Malls are the perfect place for a writer: observing humanity both at its busiest and as it fades into twilight. I started going to malls as a form of meditation, started taking pictures there, tagging them with the hashtag "#mallzen" on Instagram. I tried to define "mallzen" as finding the beautiful in the everyday: seeing these behemoths for something other than commercial meccas, seeing them for their potential, their history, their vision, and their complexities.

Since the obsession arose, I'd contemplated writing a book about malls. I volunteer for the Friends of the Public Library sorting through bins of donations and library discards, and one Monday night I opened a bin and there was The Malling of America. I bought the ex-library hardcover for $2, and I'm so glad your book found me.

As soon as I read your book, I knew I never needed to write a book on malls because the book I'd wanted to write had been written. The time capsule narrative account of the sights of malls in their heyday, the deeply researched analysis of their history and their trajectory, the attention to the full breadth of their social impact, the philosophical introspection, the Jonathan Richman and Italo Calvino quotes, the respect for Jane Jacobs... just such an amazing book all round.

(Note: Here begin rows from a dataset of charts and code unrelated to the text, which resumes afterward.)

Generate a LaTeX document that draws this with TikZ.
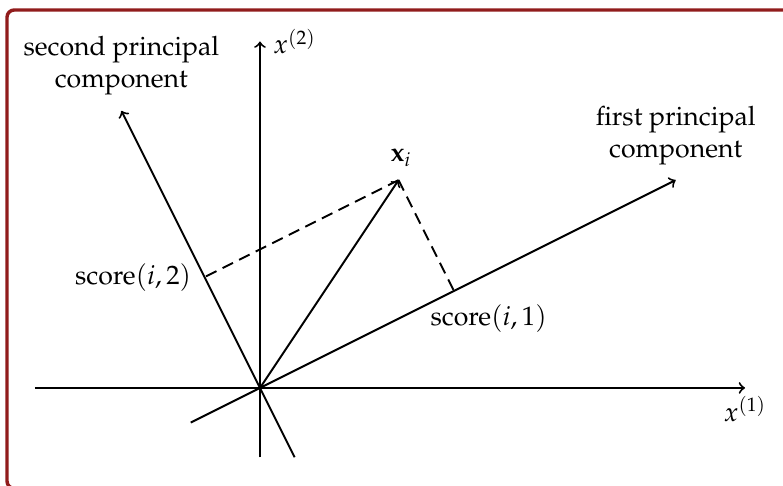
\documentclass[tikz,border=0pt]{standalone}
\usepackage[T1]{fontenc}
\usepackage{mathpazo}
\definecolor{framered}{RGB}{145,28,28}
\begin{document}
\begin{tikzpicture}[x=1cm,y=1cm,
  font=\fontsize{10.95}{13.2}\selectfont,
  axis/.style={thick,->},
  proj/.style={thick,dash pattern=on 4.8pt off 2.8pt},
  frame/.style={framered,line width=1.4pt,rounded corners=3pt}]
\useasboundingbox (-3.752,-1.414) rectangle (7.548,5.599);
\draw[frame] (9,-1.45) -- (-3.651,-1.45) -- (-3.651,5.455) -- (9,5.455);
\coordinate (O) at (0,0);
\coordinate (X1) at (7,0);
\coordinate (X1s) at (-3.25,0);
\coordinate (X2) at (0,5);
\coordinate (X2s) at (0,-1);
\coordinate (P1) at (6,3);
\coordinate (P1s) at (-1,-0.5);
\coordinate (P2) at (-2,4);
\coordinate (P2s) at (0.5,-1);
\coordinate (XI) at (2,3);
\coordinate (F1) at (2.8,1.4);
\coordinate (F2) at (-0.8,1.6);
\draw[axis] (X1s) -- (X1);
\draw[axis] (X2s) -- (X2);
\draw[axis] (P1s) -- (P1);
\draw[axis] (P2s) -- (P2);
\draw[axis] (O) -- (XI);
\draw[proj] (XI) -- (F1);
\draw[proj] (XI) -- (F2);
\node[above,align=center,yshift=3pt] (L2) at (P2) {second principal\\component};
\node[above,align=center,yshift=2.5pt] (L1) at (P1) {first principal\\component};
\node[right,xshift=2pt] (LX2) at (X2) {$x^{(2)}$};
\node[below] (LX1) at (X1) {$x^{(1)}$};
\node[above,yshift=2pt,xshift=1pt] (LXI) at (XI) {$\mathbf{x}_i$};
\node[left,xshift=-2pt] (LS2) at (F2) {score$(i,2)$};
\node (LS1) at (3.3,1.0) {score$(i,1)$};
\end{tikzpicture}
\end{document}
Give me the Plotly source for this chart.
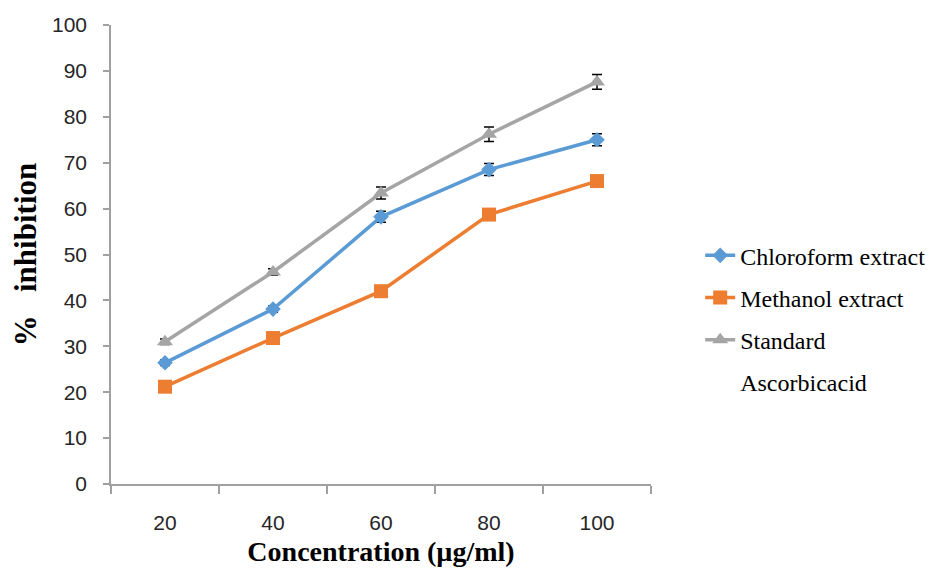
import plotly.graph_objects as go

concentrations = ["20", "40", "60", "80", "100"]
chloroform = [26.4, 38.1, 58.2, 68.5, 75.0]
chloroform_err = [0.6, 0.7, 1.2, 1.3, 1.3]
methanol = [21.2, 31.8, 42.0, 58.7, 66.0]
methanol_err = [0.5, 0.5, 0.6, 0.6, 0.6]
standard = [31.0, 46.2, 63.4, 76.2, 87.6]
standard_err = [0.6, 0.7, 1.3, 1.6, 1.6]

series_names = ["Chloroform extract", "Methanol extract", "Standard", "Ascorbicacid"]
colors = ["#5B9BD5", "#ED7D31", "#A5A5A5"]
symbols = ["diamond", "square", "triangle-up"]
sizes = [12, 14, 14]

fig = go.Figure()
for i, (vals, errs) in enumerate([(chloroform, chloroform_err), (methanol, methanol_err), (standard, standard_err)]):
    fig.add_trace(go.Scatter(
        x=concentrations, y=vals, name=series_names[i], mode="lines+markers",
        legendgroup=f"g{i}",
        line=dict(color=colors[i], width=3.5),
        marker=dict(symbol=symbols[i], size=sizes[i], color=colors[i]),
        error_y=dict(type="data", array=errs, visible=True, color="black", thickness=1.5, width=5),
    ))
# second line of the "Standard Ascorbicacid" legend label
fig.add_trace(go.Scatter(
    x=[None], y=[None], name=series_names[3], mode="lines", legendgroup="g3",
    line=dict(color="rgba(0,0,0,0)", width=0), hoverinfo="skip",
))

serif = "Liberation Serif, Times New Roman, serif"
sans = "Liberation Sans, Arial, sans-serif"

fig.update_layout(
    width=931, height=561,
    paper_bgcolor="white", plot_bgcolor="white",
    margin=dict(l=103, r=288, t=17, b=85),
    showlegend=True,
    legend=dict(
        xref="container", x=0.7435, y=0.36, xanchor="left", yanchor="middle",
        font=dict(family=serif, size=24, color="black"),
        traceorder="grouped", tracegroupgap=8,
        bgcolor="rgba(0,0,0,0)",
    ),
    xaxis=dict(
        type="category", range=[-0.5, 4.5], tickson="boundaries",
        ticks="outside", ticklen=8, tickwidth=1.5, tickcolor="#a0a0a0",
        showline=True, linecolor="#a0a0a0", linewidth=1.5,
        showgrid=False, zeroline=False, automargin=False,
        tickfont=dict(family=sans, size=21, color="#262626"),
        ticklabelstandoff=19,
        title=dict(text="<b>Concentration (µg/ml)</b>", font=dict(family=serif, size=28, color="black"), standoff=8),
    ),
    yaxis=dict(
        range=[0, 100], dtick=10, tick0=0,
        ticks="outside", ticklen=6, tickwidth=1.5, tickcolor="#a0a0a0",
        showline=True, linecolor="#a0a0a0", linewidth=1.5,
        showgrid=False, zeroline=False, automargin=False,
        tickfont=dict(family=sans, size=21, color="#262626"),
        ticklabelstandoff=12,
        title=dict(text="<b>%\u00a0\u00a0\u00a0inhibition</b>", font=dict(family=serif, size=31, color="black"), standoff=14),
    ),
)

fig.write_html("out.html")
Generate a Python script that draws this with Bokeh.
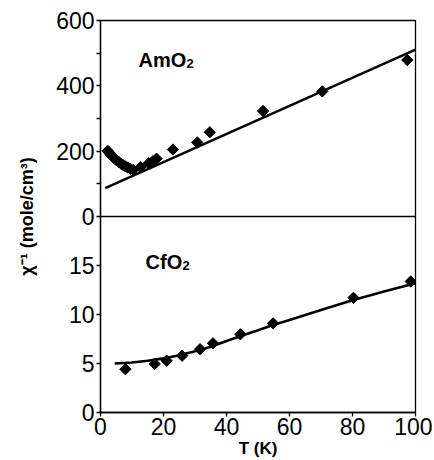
from bokeh.plotting import figure
from bokeh.models import Range1d, FixedTicker, Span, Label
from bokeh.embed import file_html
from bokeh.resources import INLINE
import math

# ---------------- data ----------------
am_T = [2.3, 2.7, 3.1, 3.5, 3.9, 4.4, 4.9, 5.4, 5.9, 6.5, 7.1, 7.8, 8.6, 9.5,
        10.4, 12.7, 15.3, 16.6, 17.8, 23.0, 30.7, 34.7, 51.6, 70.4, 97.4]
am_val = [201, 196, 191, 186, 182, 178, 174, 170, 166, 162, 158, 154, 150, 146,
          143, 151, 163, 169, 177, 205, 227, 258, 323, 383, 479]
am_fit_T = [1.5, 100]
am_fit = [87, 511]

cf_T = [7.9, 17.2, 21.0, 25.9, 31.6, 35.7, 44.4, 54.8, 80.3, 98.5]
cf_val = [4.42, 4.95, 5.28, 5.79, 6.46, 7.06, 7.98, 9.1, 11.7, 13.37]
cf_fit_T = [4.5, 10, 15, 20, 25, 30, 35, 40, 45, 50, 55, 60, 70, 80, 90, 100]
cf_fit = [5.0, 5.1, 5.28, 5.52, 5.85, 6.25, 6.7, 7.3, 7.85, 8.4, 8.95, 9.45,
          10.45, 11.45, 12.35, 13.2]

x_ticks = [0, 20, 40, 60, 80, 100]
am_ticks = [0, 200, 400, 600]
am_minor = [100, 300, 500]
cf_ticks = [0, 5, 10, 15]

# ---------------- ranges ----------------
AM_START, AM_END = -600, 600
CF_START, CF_END = 0, 40

def cf_to_am(c):
    return AM_START + (c - CF_START) * (AM_END - AM_START) / (CF_END - CF_START)

FONT = "Liberation Sans"

p = figure(width=432, height=460, output_backend="svg", toolbar_location=None,
           x_range=Range1d(0, 100), y_range=Range1d(AM_START, AM_END),
           min_border_left=100, min_border_right=17, min_border_top=20,
           min_border_bottom=46, x_axis_location="below")
p.extra_y_ranges = {"cf": Range1d(CF_START, CF_END)}

p.grid.visible = False
p.outline_line_color = "black"
p.outline_line_width = 1.3
p.background_fill_color = "white"
p.border_fill_color = "white"

# x axis
xa = p.xaxis[0]
xa.ticker = FixedTicker(ticks=x_ticks)
xa.axis_label = "T (K)"
xa.axis_label_text_font = FONT
xa.axis_label_text_font_style = "bold"
xa.axis_label_text_font_size = "17px"
xa.axis_label_text_color = "black"
xa.axis_label_standoff = 1
xa.major_label_text_font = FONT
xa.major_label_text_font_size = "23px"
xa.major_label_text_color = "black"
xa.major_label_standoff = 1
xa.major_tick_out = 4
xa.major_tick_in = 0
xa.minor_tick_out = 0
xa.minor_tick_in = 0
xa.axis_line_width = 1.3
xa.major_tick_line_width = 1.3

# y axis (shared: lower half CfO2, upper half AmO2)
ya = p.yaxis[0]
cf_pos = [cf_to_am(c) for c in cf_ticks]
ya.ticker = FixedTicker(ticks=cf_pos + am_ticks, minor_ticks=am_minor)
ya.major_label_overrides = {pos: str(c) for pos, c in zip(cf_pos, cf_ticks)}
ya.axis_label = "χ⁻¹ (mole/cm³)"
ya.axis_label_text_font = FONT
ya.axis_label_text_font_style = "bold"
ya.axis_label_text_font_size = "18px"
ya.axis_label_text_color = "black"
ya.axis_label_standoff = 16
ya.major_label_text_font = FONT
ya.major_label_text_font_size = "23px"
ya.major_label_text_color = "black"
ya.major_label_standoff = 2
ya.major_tick_out = 4
ya.major_tick_in = 0
ya.minor_tick_out = 4
ya.minor_tick_in = 0
ya.axis_line_width = 1.3
ya.major_tick_line_width = 1.3
ya.minor_tick_line_width = 1.3

# divider
p.add_layout(Span(location=0, dimension="width", line_color="black", line_width=1.3))

# AmO2
p.line(am_fit_T, am_fit, line_color="black", line_width=2.6)
p.scatter(am_T, am_val, marker="square", angle=math.pi / 4, size=8,
          fill_color="black", line_color="black")

# CfO2
p.line(cf_fit_T, cf_fit, line_color="black", line_width=2.6, y_range_name="cf")
p.scatter(cf_T, cf_val, marker="square", angle=math.pi / 4, size=8,
          fill_color="black", line_color="black", y_range_name="cf")

# panel labels
def chem_label(x, y, base, sub, base_w, y_range_name="default"):
    p.add_layout(Label(x=x, y=y, text=base, text_font=FONT, text_font_style="bold",
                       text_font_size="20px", text_color="black",
                       text_baseline="alphabetic", y_range_name=y_range_name))
    p.add_layout(Label(x=x, y=y, x_offset=base_w, y_offset=-4, text=sub,
                       text_font=FONT, text_font_style="bold", text_color="black",
                       text_font_size="13px", text_baseline="alphabetic",
                       y_range_name=y_range_name))

chem_label(12.1, 480, "AmO", "2", 48)
chem_label(14.3, 15.4, "CfO", "2", 37, "cf")

open("out.html", "w").write(file_html(p, INLINE))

I wanted to write to let you know how much I appreciate its existence and thank you for creating such a great work of literature (not just about malls but more generally about society: how we organize ourselves and our cities, how we find comfort, how we treat nostalgia, how we confront progress). I've been spreading the word via Twitter ( several of my friends/followers have expressed interest in it and I hope you get some new attention from it.

Since I know used library books found in donation bins don't pay your bills, I also just ordered the 2002 edition from XLibris so that you will be recompensed for your great work.

Captain Future said...

Thanks so much for writing. I'm glad that this book is still finding its readers. Thanks for buying the paperback as well--I hope you enjoy what I added to that edition.